### PROBLEM DESCRIPTION
Exactly as written, quote every line that follows, skipping the images.

### RECORDED DATA
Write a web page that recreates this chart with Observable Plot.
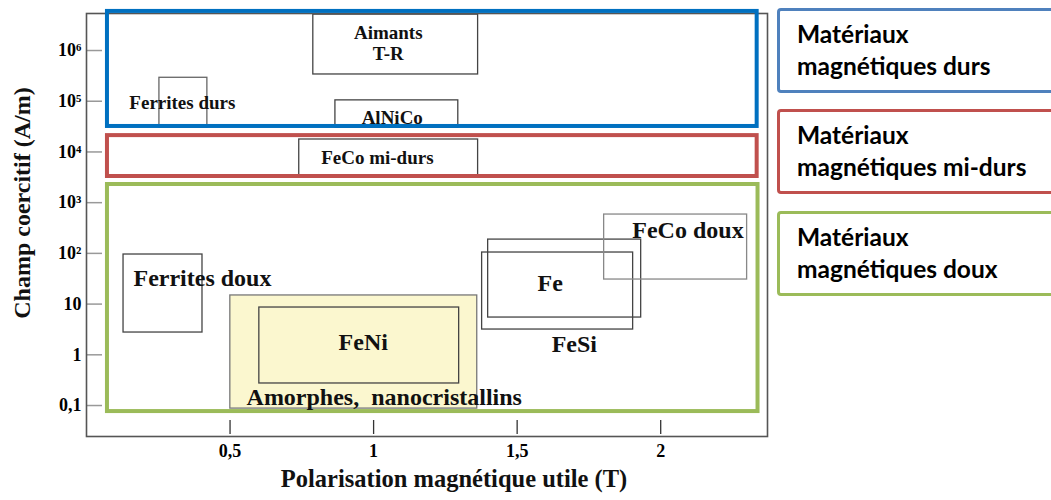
<!DOCTYPE html>
<html>
<head>
<meta charset="utf-8">
<script src="https://cdn.jsdelivr.net/npm/d3@7"></script>
<script src="https://cdn.jsdelivr.net/npm/@observablehq/plot@0.6"></script>
<style>
  html, body { margin: 0; padding: 0; background: #fff; }
  body { width: 1051px; height: 500px; overflow: hidden; position: relative; }
  #chart { position: absolute; left: 0; top: 0; }
  .leg { position: absolute; left: 777px; width: 300px; height: 85px; box-sizing: border-box;
         border: 3px solid; border-radius: 4px; font-family: Lato, "Open Sans", sans-serif;
         font-weight: bold; font-size: 24.5px; line-height: 32px; color: #000; padding: 7px 0 0 17px; }
</style>
</head>
<body>
<div id="chart"></div>
<div class="leg" style="top:8px;border-color:#4F81BD">Matériaux<br>magnétiques durs</div>
<div class="leg" style="top:109px;border-color:#C0504D">Matériaux<br>magnétiques mi-durs</div>
<div class="leg" style="top:211px;border-color:#9BBB59">Matériaux<br>magnétiques doux</div>
<script>
// ---- Data ----
const materials = ["Aimants T-R", "Ferrites durs", "AlNiCo", "FeCo mi-durs",
                   "Ferrites doux", "Amorphes, nanocristallins", "FeNi", "FeSi", "Fe", "FeCo doux"];
const jMin  = [0.790, 0.254, 0.867, 0.741, 0.129, 0.501, 0.602, 1.378, 1.399, 1.803];
const jMax  = [1.364, 0.421, 1.295, 1.364, 0.404, 1.361, 1.298, 1.904, 1.932, 2.301];
const hcMin = [3.37e5, 3.0e4, 3.0e4, 3.4e3, 2.75, 0.087, 0.272, 3.15, 5.43, 30.5];
const hcMax = [5.1e6, 2.9e5, 1.04e5, 1.76e4, 95, 14.8, 8.56, 104, 187, 583];

const labelText = ["Aimants\nT-R", "Ferrites durs", "AlNiCo", "FeCo mi-durs",
                   "Ferrites doux", "Amorphes,\u00a0 nanocristallins", "FeNi", "FeSi", "Fe", "FeCo doux"];
const labelJ  = [1.051, 0.334, 1.065, 1.013, 0.404, 1.037, 0.964, 1.699, 1.615, 2.095];
const labelHc = [1.41e6, 9.4e4, 4.8e4, 7.8e3, 33, 0.15, 1.83, 1.67, 26.6, 296];

const families = ["durs", "mi-durs", "doux"];
const famJMin  = [0.073, 0.073, 0.073];
const famJMax  = [2.336, 2.336, 2.339];
const famHcMin = [3.18e4, 3.28e3, 0.076];
const famHcMax = [5.9e6, 2.1e4, 2.28e3];

const xTicks = [0.5, 1, 1.5, 2];
const xTickLabels = ["0,5", "1", "1,5", "2"];
const yTicks = [0.1, 1, 10, 100, 1e3, 1e4, 1e5, 1e6];
const yTickLabels = ["0,1", "1", "10", "10²", "10³", "10⁴", "10⁵", "10⁶"];

// ---- Styles ----
const famColor = {"durs": "#0070C0", "mi-durs": "#C0504D", "doux": "#9BBB59"};
const boxStroke = i => (i === 9 ? "#888" : i === 1 ? "#666" : "#444");
const labelSize = i => (i < 4 ? 19 : 24);
const serif = "'Liberation Serif', 'Times New Roman', serif";

const idx = materials.map((_, i) => i);
const fidx = families.map((_, i) => i);
const amorphIdx = [5];
const boxIdx = idx.filter(i => i !== 5);

const W = 1051, H = 500, mL = 86, mR = 284, mT = 13, mB = 64;
const frameW = W - mL - mR, frameH = H - mT - mB;
const tickLen = 16;

const chart = Plot.plot({
  width: W,
  height: H,
  marginLeft: mL,
  marginRight: mR,
  marginTop: mT,
  marginBottom: mB,
  style: {fontFamily: serif, fontWeight: "bold", background: "transparent", color: "#000"},
  x: {domain: [0, 2.372], label: null},
  y: {type: "log", domain: [0.0245, 5.37e6], label: null},
  marks: [
    Plot.rect(amorphIdx, {x1: i => jMin[i], x2: i => jMax[i], y1: i => hcMin[i], y2: i => hcMax[i],
      fill: "#FBF7CF", stroke: "#777", strokeWidth: 1.3}),
    Plot.rect(boxIdx, {x1: i => jMin[i], x2: i => jMax[i], y1: i => hcMin[i], y2: i => hcMax[i],
      fill: "none", stroke: boxStroke, strokeWidth: 1.3}),
    // inward ticks
    Plot.ruleX(xTicks, {x: d => d, insetTop: frameH - tickLen, insetBottom: 2, stroke: "#333", strokeWidth: 1.3}),
    Plot.ruleY(yTicks, {y: d => d, insetRight: frameW - tickLen, stroke: "#999", strokeWidth: 1.5}),
    Plot.frame({stroke: "#555", strokeWidth: 1.6}),
    Plot.axisX(xTicks, {tickSize: 0, tickPadding: 8,
      tickFormat: d => xTickLabels[xTicks.indexOf(d)], fontSize: 18, fontWeight: "bold", label: null}),
    Plot.axisY(yTicks, {tickSize: 0, tickPadding: 5,
      tickFormat: d => yTickLabels[yTicks.indexOf(d)], fontSize: 18, fontWeight: "bold", label: null}),
    Plot.rect(fidx, {x1: i => famJMin[i], x2: i => famJMax[i], y1: i => famHcMin[i], y2: i => famHcMax[i],
      fill: "none", stroke: i => famColor[families[i]], strokeWidth: 4}),
    Plot.text(idx, {x: i => labelJ[i], y: i => labelHc[i], text: i => labelText[i],
      fontSize: labelSize, fontWeight: "bold", fill: "#111", lineHeight: 1.1, textAnchor: "middle"}),
    Plot.text(["Champ coercitif (A/m)"], {frameAnchor: "left", textAnchor: "middle", rotate: -90,
      dx: -64, dy: -22, fontSize: 24, fontWeight: "bold", fill: "#111"}),
    Plot.text(["Polarisation magnétique utile (T)"], {frameAnchor: "bottom", textAnchor: "middle",
      dx: 27, dy: 50, fontSize: 24.5, fontWeight: "bold", fill: "#111"})
  ]
});
document.getElementById("chart").appendChild(chart);
</script>
</body>
</html>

### OUTPUT
Write a web page that recreates this chart with Observable Plot.
<!DOCTYPE html>
<html>
<head>
<meta charset="utf-8">
<script src="https://cdn.jsdelivr.net/npm/d3@7"></script>
<script src="https://cdn.jsdelivr.net/npm/@observablehq/plot@0.6"></script>
<style>
  html, body { margin: 0; padding: 0; background: #fff; }
  body { width: 1051px; height: 500px; overflow: hidden; position: relative; }
  #chart { position: absolute; left: 0; top: 0; }
  .leg { position: absolute; left: 777px; width: 300px; height: 85px; box-sizing: border-box;
         border: 3px solid; border-radius: 4px; font-family: Lato, "Open Sans", sans-serif;
         font-weight: bold; font-size: 24.5px; line-height: 32px; color: #000; padding: 7px 0 0 17px; }
</style>
</head>
<body>
<div id="chart"></div>
<div class="leg" style="top:8px;border-color:#4F81BD">Matériaux<br>magnétiques durs</div>
<div class="leg" style="top:109px;border-color:#C0504D">Matériaux<br>magnétiques mi-durs</div>
<div class="leg" style="top:211px;border-color:#9BBB59">Matériaux<br>magnétiques doux</div>
<script>
// ---- Data ----
const materials = ["Aimants T-R", "Ferrites durs", "AlNiCo", "FeCo mi-durs",
                   "Ferrites doux", "Amorphes, nanocristallins", "FeNi", "FeSi", "Fe", "FeCo doux"];
const jMin  = [0.790, 0.254, 0.867, 0.741, 0.129, 0.501, 0.602, 1.378, 1.399, 1.803];
const jMax  = [1.364, 0.421, 1.295, 1.364, 0.404, 1.361, 1.298, 1.904, 1.932, 2.301];
const hcMin = [3.37e5, 3.0e4, 3.0e4, 3.4e3, 2.75, 0.087, 0.272, 3.15, 5.43, 30.5];
const hcMax = [5.1e6, 2.9e5, 1.04e5, 1.76e4, 95, 14.8, 8.56, 104, 187, 583];

const labelText = ["Aimants\nT-R", "Ferrites durs", "AlNiCo", "FeCo mi-durs",
                   "Ferrites doux", "Amorphes,\u00a0 nanocristallins", "FeNi", "FeSi", "Fe", "FeCo doux"];
const labelJ  = [1.051, 0.334, 1.065, 1.013, 0.404, 1.037, 0.964, 1.699, 1.615, 2.095];
const labelHc = [1.41e6, 9.4e4, 4.8e4, 7.8e3, 33, 0.15, 1.83, 1.67, 26.6, 296];

const families = ["durs", "mi-durs", "doux"];
const famJMin  = [0.073, 0.073, 0.073];
const famJMax  = [2.336, 2.336, 2.339];
const famHcMin = [3.18e4, 3.28e3, 0.076];
const famHcMax = [5.9e6, 2.1e4, 2.28e3];

const xTicks = [0.5, 1, 1.5, 2];
const xTickLabels = ["0,5", "1", "1,5", "2"];
const yTicks = [0.1, 1, 10, 100, 1e3, 1e4, 1e5, 1e6];
const yTickLabels = ["0,1", "1", "10", "10²", "10³", "10⁴", "10⁵", "10⁶"];

// ---- Styles ----
const famColor = {"durs": "#0070C0", "mi-durs": "#C0504D", "doux": "#9BBB59"};
const boxStroke = i => (i === 9 ? "#888" : i === 1 ? "#666" : "#444");
const labelSize = i => (i < 4 ? 19 : 24);
const serif = "'Liberation Serif', 'Times New Roman', serif";

const idx = materials.map((_, i) => i);
const fidx = families.map((_, i) => i);
const amorphIdx = [5];
const boxIdx = idx.filter(i => i !== 5);

const W = 1051, H = 500, mL = 86, mR = 284, mT = 13, mB = 64;
const frameW = W - mL - mR, frameH = H - mT - mB;
const tickLen = 16;

const chart = Plot.plot({
  width: W,
  height: H,
  marginLeft: mL,
  marginRight: mR,
  marginTop: mT,
  marginBottom: mB,
  style: {fontFamily: serif, fontWeight: "bold", background: "transparent", color: "#000"},
  x: {domain: [0, 2.372], label: null},
  y: {type: "log", domain: [0.0245, 5.37e6], label: null},
  marks: [
    Plot.rect(amorphIdx, {x1: i => jMin[i], x2: i => jMax[i], y1: i => hcMin[i], y2: i => hcMax[i],
      fill: "#FBF7CF", stroke: "#777", strokeWidth: 1.3}),
    Plot.rect(boxIdx, {x1: i => jMin[i], x2: i => jMax[i], y1: i => hcMin[i], y2: i => hcMax[i],
      fill: "none", stroke: boxStroke, strokeWidth: 1.3}),
    // inward ticks
    Plot.ruleX(xTicks, {x: d => d, insetTop: frameH - tickLen, insetBottom: 2, stroke: "#333", strokeWidth: 1.3}),
    Plot.ruleY(yTicks, {y: d => d, insetRight: frameW - tickLen, stroke: "#999", strokeWidth: 1.5}),
    Plot.frame({stroke: "#555", strokeWidth: 1.6}),
    Plot.axisX(xTicks, {tickSize: 0, tickPadding: 8,
      tickFormat: d => xTickLabels[xTicks.indexOf(d)], fontSize: 18, fontWeight: "bold", label: null}),
    Plot.axisY(yTicks, {tickSize: 0, tickPadding: 5,
      tickFormat: d => yTickLabels[yTicks.indexOf(d)], fontSize: 18, fontWeight: "bold", label: null}),
    Plot.rect(fidx, {x1: i => famJMin[i], x2: i => famJMax[i], y1: i => famHcMin[i], y2: i => famHcMax[i],
      fill: "none", stroke: i => famColor[families[i]], strokeWidth: 4}),
    Plot.text(idx, {x: i => labelJ[i], y: i => labelHc[i], text: i => labelText[i],
      fontSize: labelSize, fontWeight: "bold", fill: "#111", lineHeight: 1.1, textAnchor: "middle"}),
    Plot.text(["Champ coercitif (A/m)"], {frameAnchor: "left", textAnchor: "middle", rotate: -90,
      dx: -64, dy: -22, fontSize: 24, fontWeight: "bold", fill: "#111"}),
    Plot.text(["Polarisation magnétique utile (T)"], {frameAnchor: "bottom", textAnchor: "middle",
      dx: 27, dy: 50, fontSize: 24.5, fontWeight: "bold", fill: "#111"})
  ]
});
document.getElementById("chart").appendChild(chart);
</script>
</body>
</html>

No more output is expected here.